Part of creating classroom community in the beginning of the year is to learn to more about your students, building the kind of relationships that won’t get you in trouble. My favorite lesson is called “Poem for Two Voices” which I adapted from the AVID English language arts training in Atlanta in the summer of 2004. This lesson uses Paul Fleischman’s poem “Booklice” from his collection called Joyful Noise: Poems for Two Voices.
Students partner up and use a Venn diagram or a Double Bubble map (Thinking Maps) to learn about each other’s similarities and differences and their graphic organizer also serves as their prewriting for their piece. After they have gathered information about each other, they then divide their paper up into 3 columns labeled Me, Us and You. I avoid the words “Hotdog style” when talking to students about folding their paper. (I think that dumbing our teacher language down deserves another blog.) Students then write 3-5 stanzas that reveal their similarities and differences. I challenge them to rhyme within the body of their stanzas although they don’t have too.

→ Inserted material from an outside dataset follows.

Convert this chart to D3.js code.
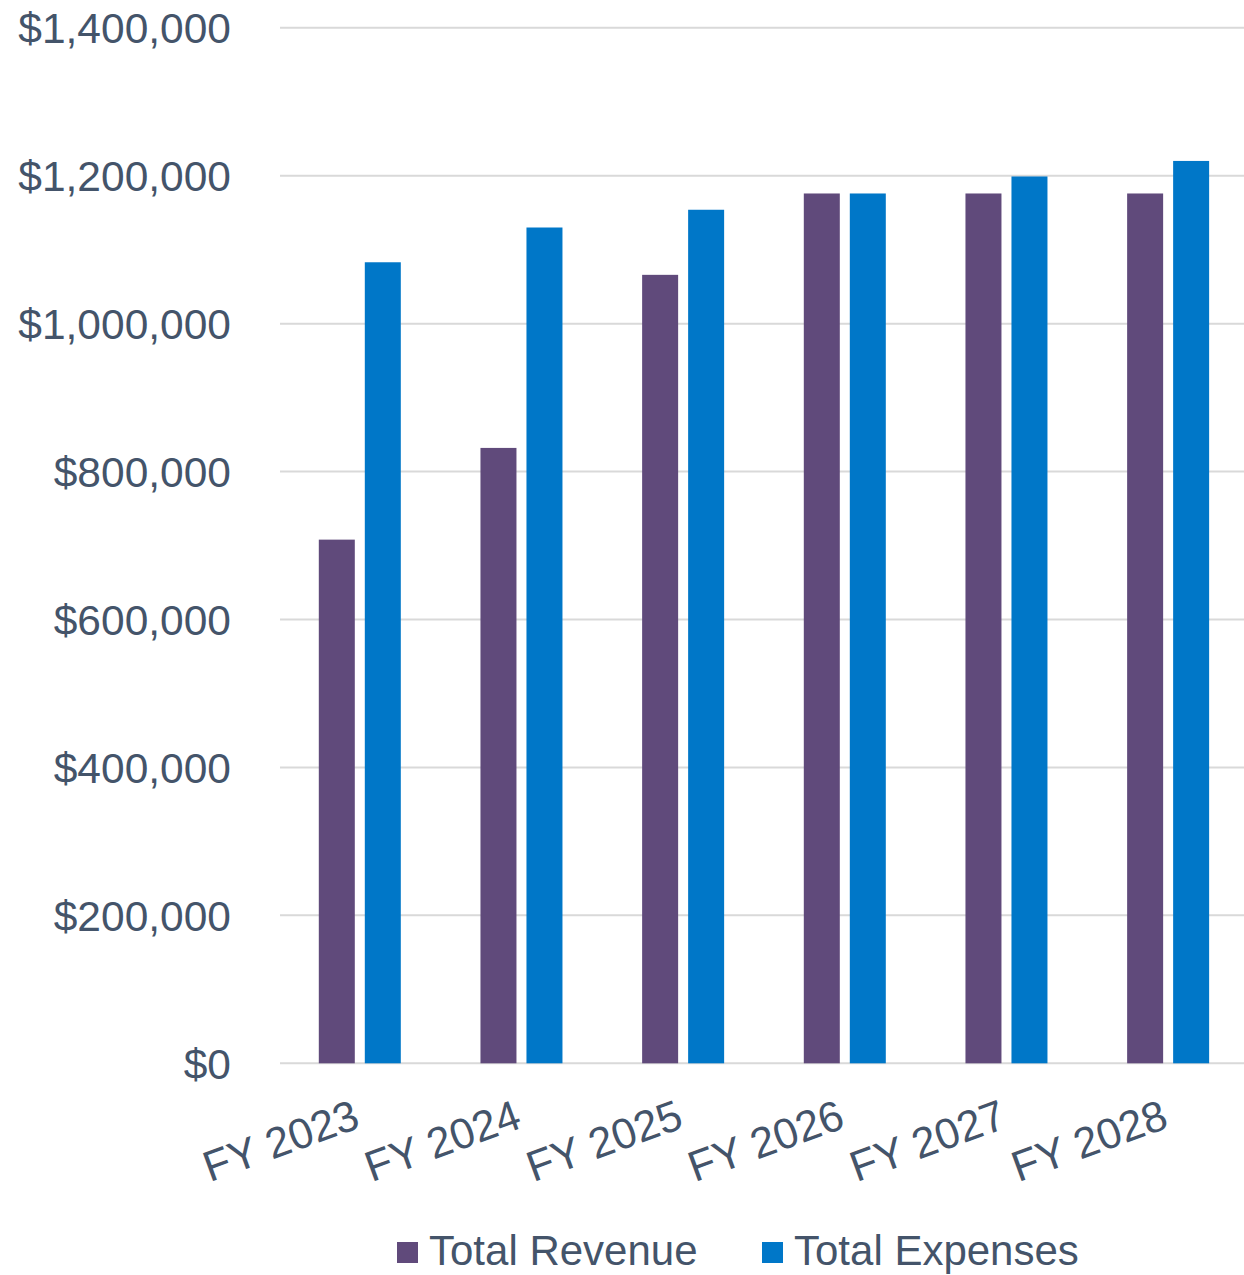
<!DOCTYPE html>
<html>
<head>
<meta charset="utf-8">
<script src="https://cdn.jsdelivr.net/npm/d3@7"></script>
<style>
  body { margin: 0; background: #fff; }
  text { font-family: "Liberation Sans", Arial, sans-serif; fill: #44546A; }
</style>
</head>
<body>
<div id="chart"></div>
<script>
// chart data
const years = ["FY 2023", "FY 2024", "FY 2025", "FY 2026", "FY 2027", "FY 2028"];
const seriesNames = ["Total Revenue", "Total Expenses"];
const revenue = [708000, 832000, 1066000, 1176000, 1176000, 1176000];
const expenses = [1083000, 1130000, 1154000, 1176000, 1199000, 1220000];
const yTicks = [0, 200000, 400000, 600000, 800000, 1000000, 1200000, 1400000];
const colors = ["#604A7B", "#0077C8"];

const width = 1244
const height = 1275
const fontSize = 43

const rows = years.map((y, i) => ({ year: y, values: [revenue[i], expenses[i]] }))

const svg = d3.select("#chart")
    .append("svg")
    .attr("width", width)
    .attr("height", height)

const x = d3.scaleBand()
    .domain(years)
    .range([279, 1249])

const xInner = d3.scaleBand()
    .domain(seriesNames)
    .range([39.8, 121.8])
    .paddingInner(10 / 46)

const y = d3.scaleLinear()
    .domain([0, 1400000])
    .range([1063.3, 27.8])

// gridlines
svg.append("g")
    .selectAll("line")
    .data(yTicks)
    .join("line")
    .attr("x1", 280)
    .attr("x2", width)
    .attr("y1", d => y(d))
    .attr("y2", d => y(d))
    .attr("stroke", "#D9D9D9")
    .attr("stroke-width", 2)

// y axis labels
const yAxis = g => g
    .attr("transform", "translate(231,0)")
    .call(d3.axisLeft(y)
        .tickValues(yTicks)
        .tickSize(0)
        .tickPadding(0)
        .tickFormat(d => "$" + d3.format(",")(d)))
    .call(g => g.select(".domain").remove())
    .call(g => g.selectAll("text")
        .attr("font-size", 42.5)
        .attr("font-family", null)
        .attr("fill", null)
        .attr("dy", "0.35em"))

svg.append("g").call(yAxis)

// bars
svg.append("g")
    .selectAll("g")
    .data(rows)
    .join("g")
    .attr("transform", d => `translate(${x(d.year)},0)`)
    .selectAll("rect")
    .data(d => d.values.map((v, i) => ({ name: seriesNames[i], value: v, i })))
    .join("rect")
    .attr("x", d => xInner(d.name))
    .attr("width", xInner.bandwidth())
    .attr("y", d => y(d.value))
    .attr("height", d => y(0) - y(d.value))
    .attr("fill", d => colors[d.i])

// x axis labels, rotated
svg.append("g")
    .selectAll("text")
    .data(years)
    .join("text")
    .attr("transform", d => `translate(${x(d) + x.bandwidth() / 2 + 2},1127) rotate(-20)`)
    .attr("text-anchor", "end")
    .attr("font-size", fontSize)
    .text(d => d)

// legend
const legendX = [397, 762]
const legend = svg.append("g")
    .selectAll("g")
    .data(seriesNames)
    .join("g")
    .attr("transform", (d, i) => `translate(${legendX[i]},1242)`)

legend.append("rect")
    .attr("width", 21)
    .attr("height", 21)
    .attr("fill", (d, i) => colors[i])

legend.append("text")
    .attr("x", 32)
    .attr("y", 23)
    .attr("font-size", 42)
    .text(d => d)
</script>
</body>
</html>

What do I do while they are writing? I am gathering my data from them for my “Poem of Many Voices.” While they are working together as partners, I move from group to group and ask each student to come up with a similarity and difference that we share.
This lesson builds several skills. It fully integrates reading and writing. It incorporates the use of comparison and contrast skills, one of Marzano’s high yield strategies. I extend the lesson by teaching signal words related to comparison and contrast. I also have the students write a paragraph before writing the poem. Students build listening and speaking skills while doing this. I would love to read your students’ work or hear about how this lesson worked for you.